The Shah Diamond is not of the first water, since it has a yellowish tinge due to a little iron oxide at the surface. It is said to have originally weighed 95 carat, and that it lost 9 carats when being cut. Its present weight is 88.7 carats (18 g). It is an elongated octahedron, the eight original faces of which have been replaced by fifteen facets. It is often described as the shape of a coffin. The cut of the diamond is technically called a lasque cut; typical of Indian diamonds. A groove has been cut round the stone to accommodate the thread by which it was formerly worn round the neck. Its most remarkable feature is that on three of its original faces the names of three of the rulers who owned it have been engraved in Persian, along with the Hijrī year. The names and dates of these three rulers are as follows:
- Nizām Shāh: 1000 (1591 CE).
- Jahān Shāh: 1051 (1641 CE).
- Fath 'Alī Shāh: 1242 (1826 CE).
It does not rank as one of the top diamonds of the world in beauty or size, but the inscriptions on it testify to its history and provenance.

==History==

It was rendered to the Nizām Shāhī court in Ahmednagar. In 1591, Shāh Nizām ordered carving on one of the facets of the diamond: "Burhān Nizām Shāh the Second. Year 1000" (=1591 CE).

That same year, Akbar the Great, the Emperor of Mughal India occupied the Ahmadnagar Sultanate and seized the diamond. A number of years later Akbar's grandson, Shāh Jahān, came to the throne, and commanded that another inscription be carved: "Shāh Jahān, The son of Shāh Jehangir . Year 1051" (equivalent to 1641 CE). The son of Shah Jahān Aurangzēb hung the diamond above his throne and encircled it with rubies and emeralds. After visiting the court of Aurangzēb, the famous French jeweller Tavernier wrote: "On the side of the throne which is opposite the court there is to be seen a jewel consisting of a diamond of about 80 to 90 carats weight, with rubies and emeralds around it, and when the king is seated he has the jewel in full view." Because of its proximity to the throne, the diamond was also known as the "Throne Diamond". It was transferred to Lahore in 1715 and kept here until 1738.

In 1738, Nāder Shāh attacked India, seized the diamond, and took it back with him to Persia. The diamond stayed in Persia for nearly a century until, in 1826, the third inscription was engraved on the third facet: "The ruler of the Qājār Fath 'Alī Shāh Sultān. Year 1242".

In 1829, the Russian diplomat and writer Alexandr Griboyedov was murdered in the capital of Persia, Tehran. The Russian government demanded severe punishment of those responsible. In fear, the court of Fath 'Alī Shāh sent the Shāh's grandson Khusro Mirzā to Saint Petersburg, where he gave the diamond to the Russian Tsar Nicholas I as a present.
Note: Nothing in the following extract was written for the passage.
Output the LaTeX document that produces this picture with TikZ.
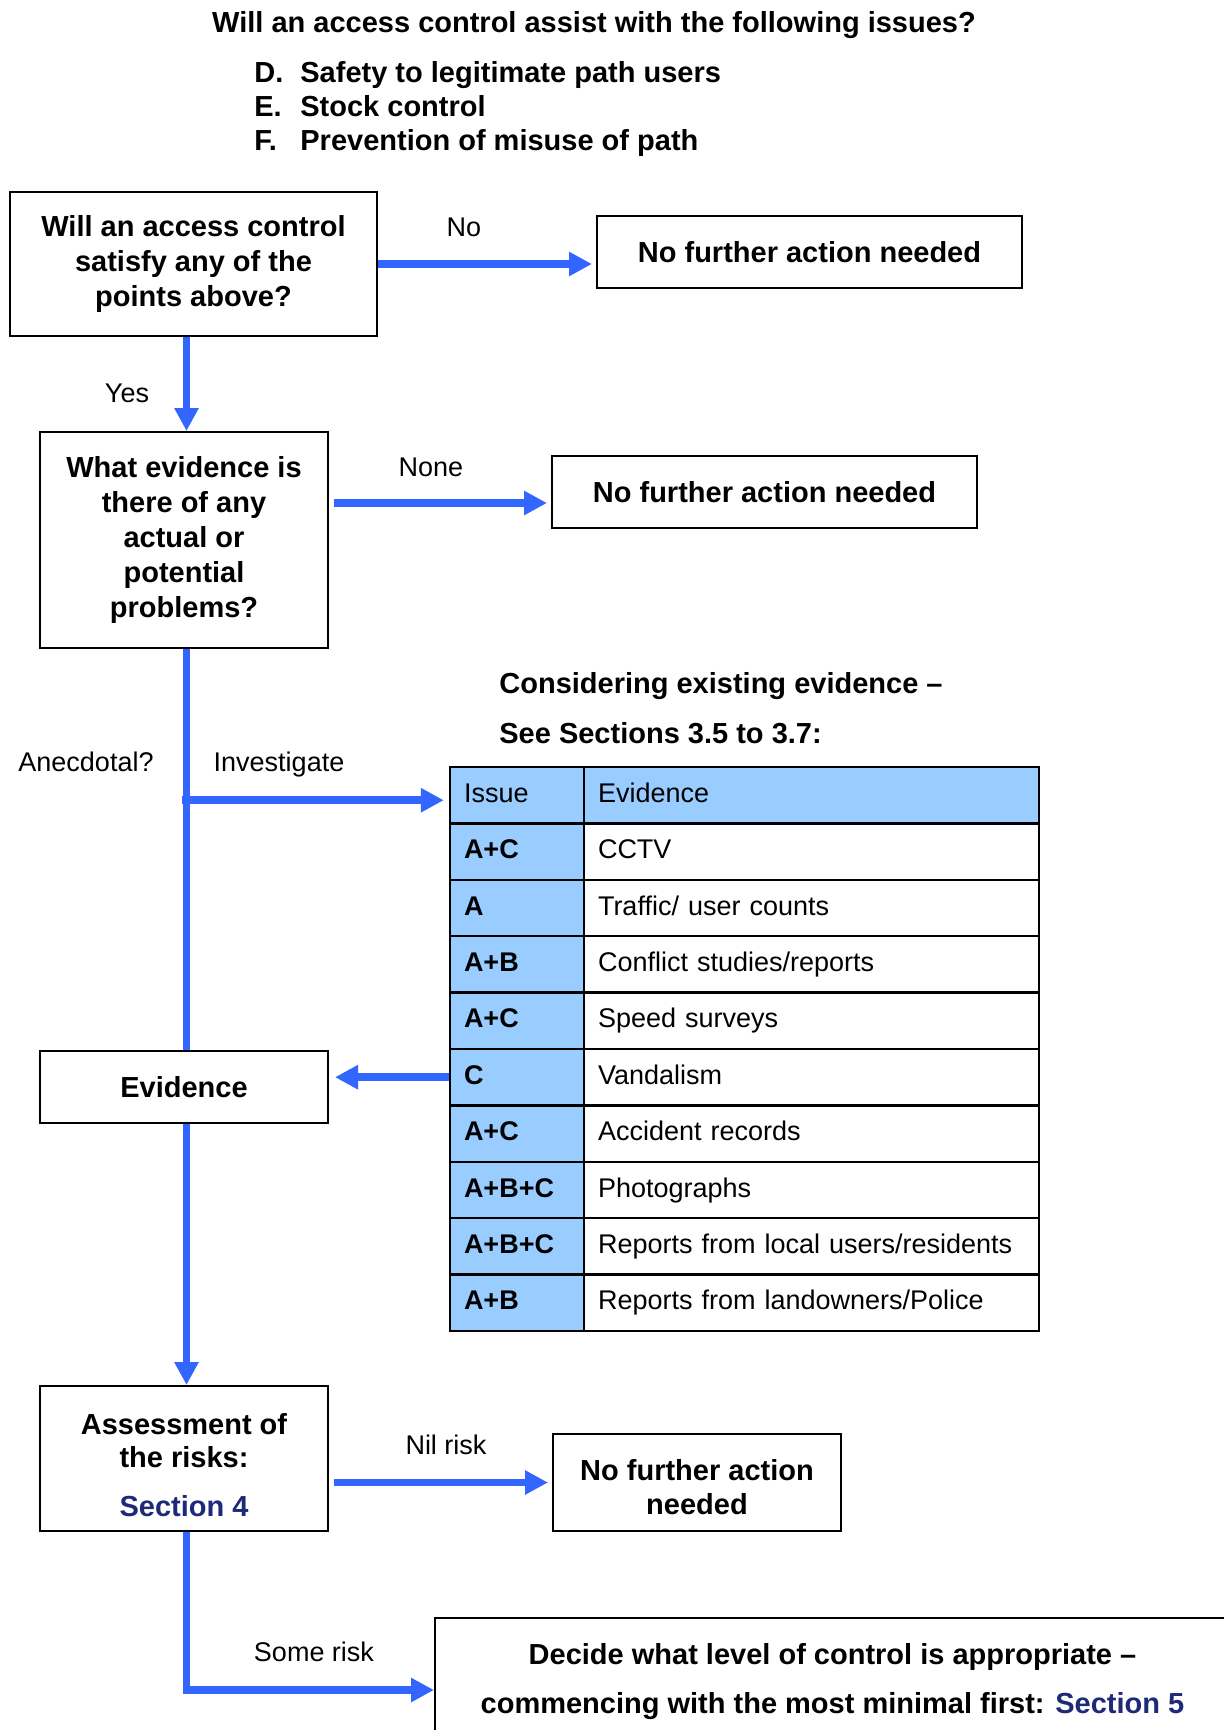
\documentclass[tikz,border=0pt]{standalone}
\usepackage{fontspec}
\setmainfont{Liberation Sans}
\usetikzlibrary{arrows.meta,positioning}
\definecolor{flowblue}{RGB}{51,102,255}
\definecolor{cellblue}{RGB}{153,204,255}
\definecolor{secblue}{RGB}{30,42,120}
\newcommand{\bigbf}{\bfseries\fontsize{14.5}{17.5}\selectfont}
\newcommand{\lblfont}{\fontsize{13.5}{16}\selectfont}

\begin{document}
\begin{tikzpicture}[x=0.5pt,y=-0.5pt,
  box/.style={draw, line width=1pt, align=center, inner sep=0pt, font=\bigbf},
  flow/.style={draw=flowblue, line width=3.8pt, -{Triangle[width=11.5pt,length=11.5pt]}},
  lbl/.style={font=\lblfont, inner sep=0pt, text height=9.7pt, text depth=0pt},
  head/.style={font=\bigbf, inner sep=0pt, text height=10.4pt, text depth=0pt},
  cell/.style={draw, line width=1.2pt, inner xsep=7pt, inner ysep=0pt, minimum height=28.2pt,
    align=left, text height=10pt, text depth=3pt, font=\lblfont}]

\useasboundingbox (0,0) rectangle (1224,1730);

% heading and issue list
\node[head] (title) at (594,22) {Will an access control assist with the following issues?};
\foreach \ltr/\txt [count=\i] in {D./Safety to legitimate path users, E./Stock control, F./Prevention of misuse of path} {
  \node[head, anchor=west] (ltr\i) at (254,38+34*\i) {\ltr};
  \node[head, anchor=west] (item\i) at (300,38+34*\i) {\txt};
}

% decision boxes
\node[box, minimum width=183.5pt, minimum height=72pt] (q1) at (193.5,264) {Will an access control\\ satisfy any of the\\ points above?};
\node[box, minimum width=212.5pt, minimum height=36pt] (nfa1) at (809.5,252) {No further action needed};
\node[box, minimum width=144pt, minimum height=108pt] (q2) at (184,540) {What evidence is\\ there of any\\ actual or\\ potential\\ problems?};
\node[box, minimum width=212.5pt, minimum height=36pt] (nfa2) at (764.5,492) {No further action needed};
\node[box, minimum width=144pt, minimum height=36pt] (evid) at (184,1087) {Evidence};
\node[box, minimum width=144pt, minimum height=72.5pt, font=\bfseries\fontsize{14.5}{16.5}\selectfont] (assess) at (184,1458.5)
  {\mbox{}\\[1pt]Assessment of\\ the risks:\\[8pt] \textcolor{secblue}{Section 4}};
\node[box, minimum width=144pt, minimum height=48.5pt, font=\bfseries\fontsize{14.5}{17}\selectfont] (nfa3) at (697,1482.5)
  {\mbox{}\\[-1.5pt]No further action\\ needed};
\node[box, minimum width=397.5pt, minimum height=63.5pt] (decide) at (832.5,1681.5)
  {Decide what level of control is appropriate –\\[7pt] commencing with the most minimal first: \textcolor{secblue}{Section 5}};

% evidence table
\node[head, anchor=west] (cons1) at (499,683) {Considering existing evidence –};
\node[head, anchor=west] (cons2) at (499,733) {See Sections 3.5 to 3.7:};
\node[cell, fill=cellblue, text width=53pt] (iss0) at (517,795.2) {Issue};
\node[cell, fill=cellblue, text width=213.5pt] (evi0) at (811.5,795.2) {Evidence};
\foreach \iss/\evi [count=\i] in {A+C/CCTV, A/{Traffic/ user counts}, A+B/{Conflict studies/reports},
    A+C/Speed surveys, C/Vandalism, A+C/Accident records, A+B+C/Photographs,
    A+B+C/{Reports from local users/residents}, A+B/{Reports from landowners/Police}} {
  \pgfmathsetmacro\ry{767+56.4*(\i+0.5)}
  \node[cell, fill=cellblue, text width=53pt, font=\lblfont\bfseries] (iss\i) at (517,\ry) {\iss};
  \node[cell, text width=213.5pt] (evi\i) at (811.5,\ry) {\evi};
}

% connectors
\coordinate (spine) at ([xshift=1.25pt]q2.north);
\draw[flow, shorten >=2pt] (q1.east) -- (q1.east -| nfa1.west);
\node[lbl] (lblno) at (464,227) {No};
\draw[flow] (spine |- q1.south) -- (spine);
\node[lbl] (lblyes) at (127,393) {Yes};
\coordinate (nonestart) at ([yshift=18.5pt]q2.east);
\draw[flow, shorten <=2.5pt, shorten >=2pt] (nonestart) -- (nonestart -| nfa2.west);
\node[lbl] (lblnone) at (431,467) {None};
\draw[draw=flowblue, line width=3.8pt] (spine |- q2.south) -- (spine |- evid.north);
\coordinate (inv) at ([yshift=-2.5pt]iss0.west);
\draw[flow, shorten <=-2.5pt, shorten >=2.5pt] (inv -| spine) -- (inv);
\node[lbl] (lblanec) at (86,762) {Anecdotal?};
\node[lbl] (lblinv) at (279,762) {Investigate};
\draw[flow, shorten >=3pt] (iss5.west) -- (iss5.west -| evid.east);
\draw[flow] (spine |- evid.south) -- (spine |- assess.north);
\draw[flow, shorten <=2.5pt, shorten >=2pt] (nfa3.west -| assess.east) -- (nfa3.west);
\node[lbl] (lblnil) at (446,1445) {Nil risk};
\coordinate (somerisk) at ([yshift=-4.25pt]decide.west);
\draw[flow] (spine |- assess.south) |- (somerisk);
\node[lbl] (lblsome) at (314,1652) {Some risk};
\end{tikzpicture}
\end{document}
It was then kept among the Russian Crown Jewels in the Diamond Room at the Winter Palace in St. Petersburg, until the Russian Revolution and the overthrow of the Romanov Dynasty on 2 March 1917. The diamond, along with the other treasures, was removed, taken to Moscow and placed in the Kremlin Diamond Fund. It remains there today in the Kremlin, where it is exhibited as one of the seven famous gems.